I agree. Which means the "fps" measure is useless nowdays. It was useful when fram times were not so wildly changing.

the single longest update interval is useless though

It's not and obviously it's not useless if it is 401ms, if you set your moving average to 500ms it will give you min 3fps (which everybody would understand is a problem).
The big question here is how perception of frame-pacing works? I would argue that difference between longest and shortest frame time in sane visual reaction interval (120-150ms for average human) would provide us with the answer. But I have no hard evidence to prove it. And some people would argue that long frame times are worse (which I think is a complete bs, unless it's above 50ms). Probably somebody can conduct an experiment on a focus group (caveat: it cannot be done on any modern game, because these have uneven frame pacing by definition, probably using some old fast shooter like Queak3 is a best bet).
 
I agree. Which means the "fps" measure is useless nowdays. It was useful when fram times were not so wildly changing.
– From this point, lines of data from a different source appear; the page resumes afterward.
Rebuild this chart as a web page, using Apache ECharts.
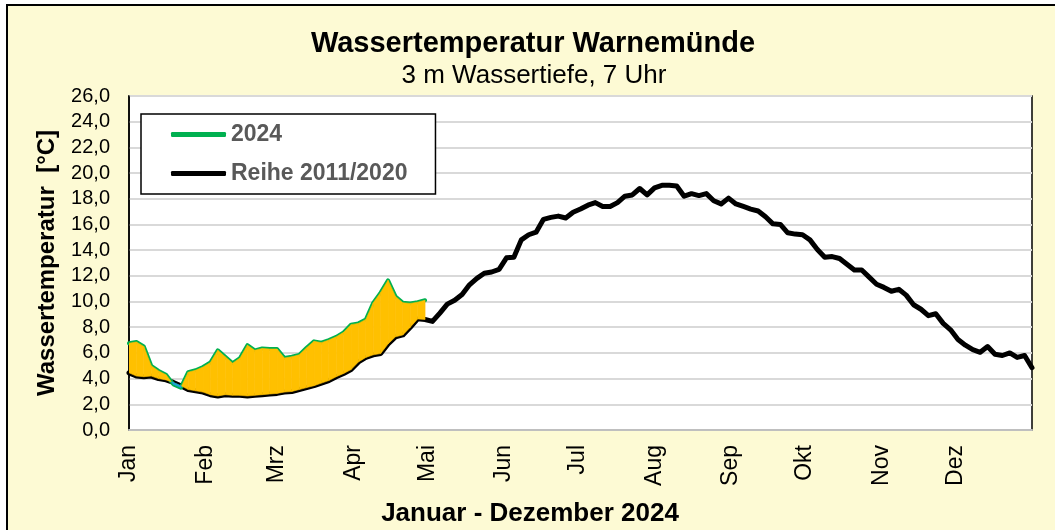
<!DOCTYPE html>
<html lang="de">
<head>
    <meta charset="UTF-8"/>
    <title>Wassertemperatur Warnemünde</title>
    <script src="https://cdn.jsdelivr.net/npm/echarts@6/dist/echarts.min.js"></script>
    <style>
        html, body {
            margin: 0;
            padding: 0;
            background: #fff;
            overflow: hidden;
        }

        #frame {
            position: absolute;
            left: 6px;
            top: 4px;
            width: 1100px;
            height: 600px;
            border: 2px solid #000;
            background: #FDFAD4;
        }

        #chart {
            position: absolute;
            left: 0;
            top: 0;
            width: 1055px;
            height: 530px;
        }
    </style>
</head>
<body>
<div id="frame"></div>
<div id="chart"></div>

<script>
    // Tageswerte im Abstand von 3 Tagen (Tag 0 = 1. Januar)
    const dayStep = 3;

    const monthNames = ["Jan", "Feb", "Mrz", "Apr", "Mai", "Jun", "Jul", "Aug", "Sep", "Okt", "Nov", "Dez"];
    const monthStartDays = [0, 31, 60, 91, 121, 152, 182, 213, 244, 274, 305, 335];

    // Reihe 2011/2020 (Mittelwerte)
    const refTemps = [
        4.45, 4.2, 4.15, 4.2, 4.0, 3.9, 3.7, 3.45, 3.15, 3.05,
        2.95, 2.75, 2.65, 2.75, 2.7, 2.7, 2.65, 2.7, 2.75, 2.8,
        2.85, 2.95, 3.0, 3.15, 3.3, 3.45, 3.65, 3.85, 4.15, 4.4,
        4.7, 5.3, 5.65, 5.85, 5.95, 6.7, 7.25, 7.4, 8.0, 8.65,
        8.6, 8.45, 9.1, 9.8, 10.1, 10.55, 11.3, 11.8, 12.2, 12.3,
        12.5, 13.4, 13.45, 14.8, 15.2, 15.4, 16.4, 16.55, 16.65, 16.5,
        16.95, 17.2, 17.5, 17.7, 17.4, 17.4, 17.7, 18.2, 18.3, 18.8,
        18.3, 18.85, 19.05, 19.05, 19.0, 18.2, 18.4, 18.25, 18.4, 17.85,
        17.6, 18.05, 17.6, 17.4, 17.2, 17.05, 16.6, 16.05, 16.0, 15.35,
        15.25, 15.2, 14.8, 14.05, 13.45, 13.5, 13.35, 12.9, 12.45, 12.45,
        11.9, 11.35, 11.1, 10.8, 10.95, 10.5, 9.75, 9.4, 8.9, 9.05,
        8.3, 7.8, 7.05, 6.6, 6.25, 6.05, 6.5, 5.9, 5.8, 6.0,
        5.65, 5.8, 4.85
    ];

    // 2024 (bis Ende April)
    const temps2024 = [
        6.75, 6.85, 6.5, 5.0, 4.6, 4.3, 3.55, 3.3, 4.5, 4.65,
        4.9, 5.25, 6.2, 5.7, 5.2, 5.6, 6.6, 6.2, 6.35, 6.3,
        6.3, 5.6, 5.7, 5.85, 6.4, 6.9, 6.8, 7.0, 7.25, 7.6,
        8.2, 8.3, 8.6, 9.9, 10.7, 11.65, 10.4, 9.9, 9.85, 9.95,
        10.1
    ];

    const FONT = "'Liberation Sans', Arial, sans-serif";
    const WARM = "#FFC000";
    const COLD = "#1E9FD8";

    const refData = refTemps.map((v, i) => [i * dayStep, v]);
    const data2024 = temps2024.map((v, i) => [i * dayStep, v]);

    // Abschnitte zwischen zwei Tagen: [Tag0, Tag1, 2024_0, 2024_1, Reihe_0, Reihe_1]
    const bandData = [];
    for (let i = 0; i < temps2024.length - 1; i++) {
        bandData.push([i * dayStep, (i + 1) * dayStep, temps2024[i], temps2024[i + 1], refTemps[i], refTemps[i + 1]]);
    }

    function poly(api, pts, color) {
        return {
            type: "polygon",
            shape: {points: pts.map(p => api.coord(p))},
            style: {fill: color, stroke: color, lineWidth: 0.6}
        };
    }

    function renderBand(params, api) {
        const d0 = api.value(0), d1 = api.value(1);
        const g0 = api.value(2), g1 = api.value(3);
        const r0 = api.value(4), r1 = api.value(5);
        const s0 = g0 - r0, s1 = g1 - r1;
        const children = [];
        if (s0 * s1 >= 0) {
            const warm = (s0 + s1) >= 0;
            children.push(poly(api, [[d0, g0], [d1, g1], [d1, r1], [d0, r0]], warm ? WARM : COLD));
        } else {
            const t = s0 / (s0 - s1);
            const dc = d0 + t * (d1 - d0);
            const vc = r0 + t * (r1 - r0);
            children.push(poly(api, [[d0, g0], [dc, vc], [d0, r0]], s0 > 0 ? WARM : COLD));
            children.push(poly(api, [[dc, vc], [d1, g1], [d1, r1]], s1 > 0 ? WARM : COLD));
        }
        return {type: "group", children: children};
    }

    const chart = echarts.init(document.getElementById("chart"));
    chart.setOption({
        animation: false,
        graphic: [
            {
                type: "text", x: 533, y: 44,
                style: {
                    text: "Wassertemperatur Warnemünde", align: "center", verticalAlign: "middle",
                    fontFamily: FONT, fontSize: 29, fontWeight: "bold", fill: "#000"
                }
            },
            {
                type: "text", x: 534, y: 76,
                style: {
                    text: "3 m Wassertiefe, 7 Uhr", align: "center", verticalAlign: "middle",
                    fontFamily: FONT, fontSize: 26, fill: "#000"
                }
            },
            {
                type: "text", x: 530, y: 514,
                style: {
                    text: "Januar - Dezember 2024", align: "center", verticalAlign: "middle",
                    fontFamily: FONT, fontSize: 26, fontWeight: "bold", fill: "#000"
                }
            }
        ],
        legend: {
            data: ["2024", "Reihe 2011/2020"],
            orient: "vertical",
            left: 141,
            top: 114,
            padding: [9, 28, 9, 30],
            itemWidth: 55,
            itemHeight: 5,
            itemGap: 16,
            icon: "roundRect",
            backgroundColor: "#fff",
            borderColor: "#000",
            borderWidth: 1.5,
            borderRadius: 0,
            textStyle: {fontFamily: FONT, fontSize: 23, fontWeight: "bold", color: "#595959"}
        },
        grid: {
            left: 129, top: 96, right: 23, bottom: 100,
            show: true,
            backgroundColor: "#fff",
            borderColor: "#000",
            borderWidth: 1.5
        },
        xAxis: {
            type: "value",
            min: 0,
            max: 366,
            axisLine: {show: true, lineStyle: {color: "#BFBFBF", width: 2}},
            axisTick: {show: false},
            splitLine: {show: false},
            axisLabel: {
                customValues: monthStartDays,
                formatter: function (v) {
                    return monthNames[monthStartDays.indexOf(v)];
                },
                rotate: 90,
                margin: 15,
                fontFamily: FONT,
                fontSize: 23,
                color: "#000"
            }
        },
        yAxis: {
            type: "value",
            min: 0,
            max: 26,
            interval: 2,
            name: "Wassertemperatur  [°C]",
            nameLocation: "middle",
            nameGap: 70,
            nameTextStyle: {fontFamily: FONT, fontSize: 24, fontWeight: "bold", color: "#000"},
            axisLine: {show: true, lineStyle: {color: "#000", width: 1.5}},
            axisTick: {show: false},
            splitLine: {lineStyle: {color: "#D9D9D9", width: 2}},
            axisLabel: {
                formatter: function (v) {
                    return v.toFixed(1).replace(".", ",");
                },
                margin: 19,
                fontFamily: FONT,
                fontSize: 20,
                color: "#000"
            }
        },
        series: [
            {
                name: "Reihe 2011/2020",
                type: "line",
                data: refData,
                symbol: "none",
                itemStyle: {color: "#000"},
                lineStyle: {color: "#000", width: 5, cap: "round", join: "round"},
                z: 2
            },
            {
                name: "2024",
                type: "line",
                data: data2024,
                symbol: "none",
                itemStyle: {color: "#00B050"},
                lineStyle: {color: "#00B050", width: 4, cap: "round", join: "round"},
                z: 2
            },
            {
                name: "Differenz",
                type: "custom",
                data: bandData,
                encode: {x: [0, 1], y: [2, 3, 4, 5]},
                renderItem: renderBand,
                silent: true,
                clip: true,
                z: 3
            }
        ]
    });
</script>
</body>
</html>
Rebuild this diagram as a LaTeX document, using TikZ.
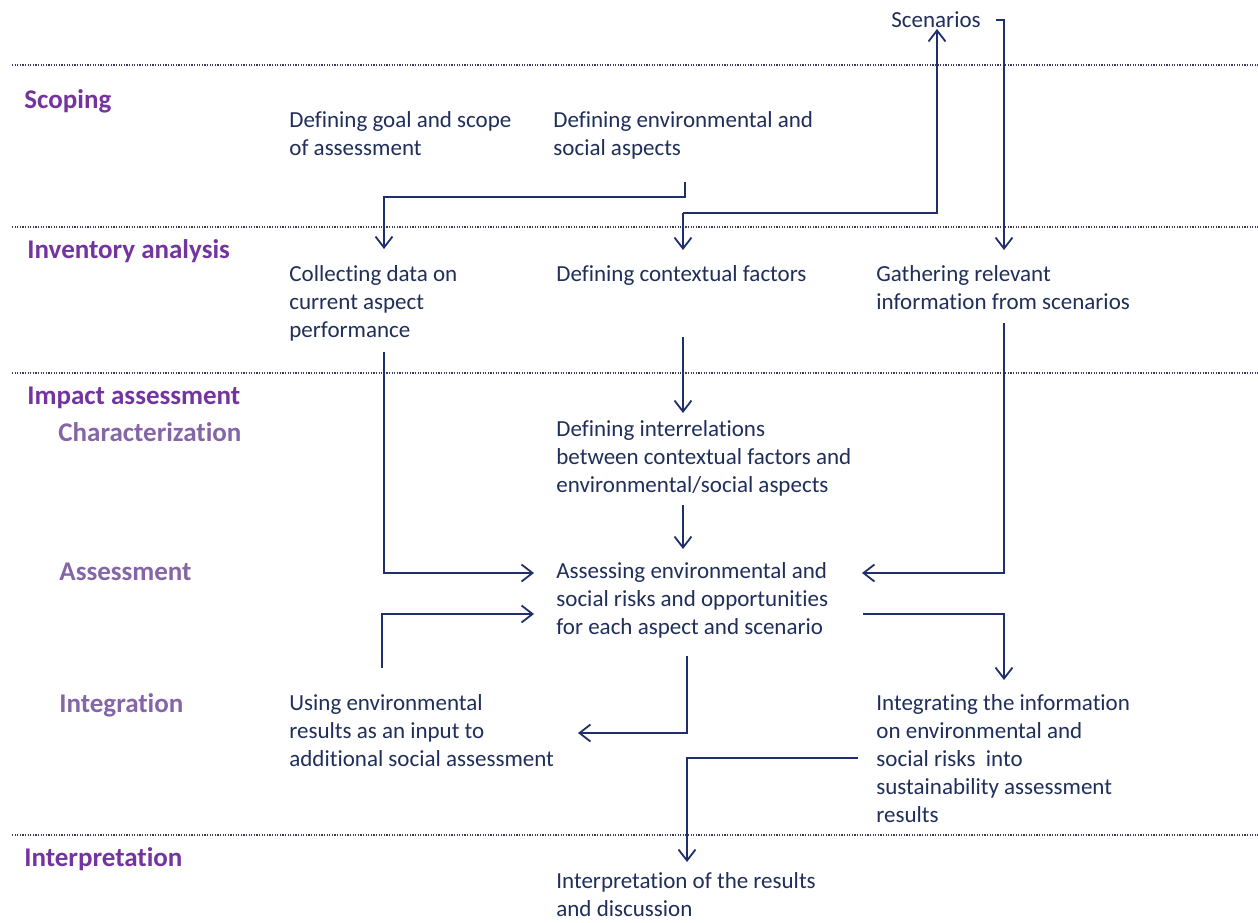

Yeah, we need a better approach. Unfortunately that means an approach that's more difficult for the average gamer to get their head around. At the very least, more emphasis on how averages are calculated would be useful and help people to understand what the figure were showing (and missing).

It's not and obviously it's not useless if it is 401ms, if you set your moving average to 500ms it will give you min 3fps (which everybody would understand is a problem).

I said it was useless as a single takeaway figure, as far more important information is completely discarded.

I actually think a shorter rolling average for frame rates would be good, if you're going to have them, as there's a better chance they'll represent volatile frame rates. Too fast, however, and you lose the ability to make out what you're seeing on a real time frame rate meter.

The big question here is how perception of frame-pacing works? I would argue that difference between longest and shortest frame time in sane visual reaction interval (120-150ms for average human) would provide us with the answer. But I have no hard evidence to prove it. And some people would argue that long frame times are worse (which I think is a complete bs, unless it's above 50ms). Probably somebody can conduct an experiment on a focus group (caveat: it cannot be done on any modern game, because these have uneven frame pacing by definition, probably using some old fast shooter like Queak3 is a best bet).

I think this is a good question. Reaction times (which can be affected by multiples of frame time) are one issue that some people are acutely attuned to. "Smoothness" would be another. Consistency would be another again (also badly affected by uneven frame times that make time pass in a none linear fashion, and this is a fucker).

Regular interval glitches are a weird one, as they have a minimal impact on "frame rate" and a relatively small representation on frame time graphs, but once I notice them I can't stop looking for them and then I always see them and then I get ANGST.
 
Standard Deviation of frame-time values would be a good indication of big frame-time variance, for instance 2 samples can have the same average but with very different dispersion of values, and it's easy to understand like this:

612px-Comparison_standard_deviations.svg.png
 
Standard Deviation of frame-time values would be a good indication of big frame-time variance

It's kind of useless, because frame-time distribution is not normal. I would say that using FT to move it into frequency domain can be beneficial (lower frequencies in signal - better frame-pacing), but not regular random variable stuff.
 
It's kind of useless, because frame-time distribution is not normal. I would say that using FT to move it into frequency domain can be beneficial (lower frequencies in signal - better frame-pacing), but not regular random variable stuff.

This is getting beyond me, but are you saying there would be a way to represent various types of frame rate variation as different magnitudes of frequency on a frequency graph?

If so, the shape of such a graph could be very useful in at-a-glance indicating the kind of experience the game presented.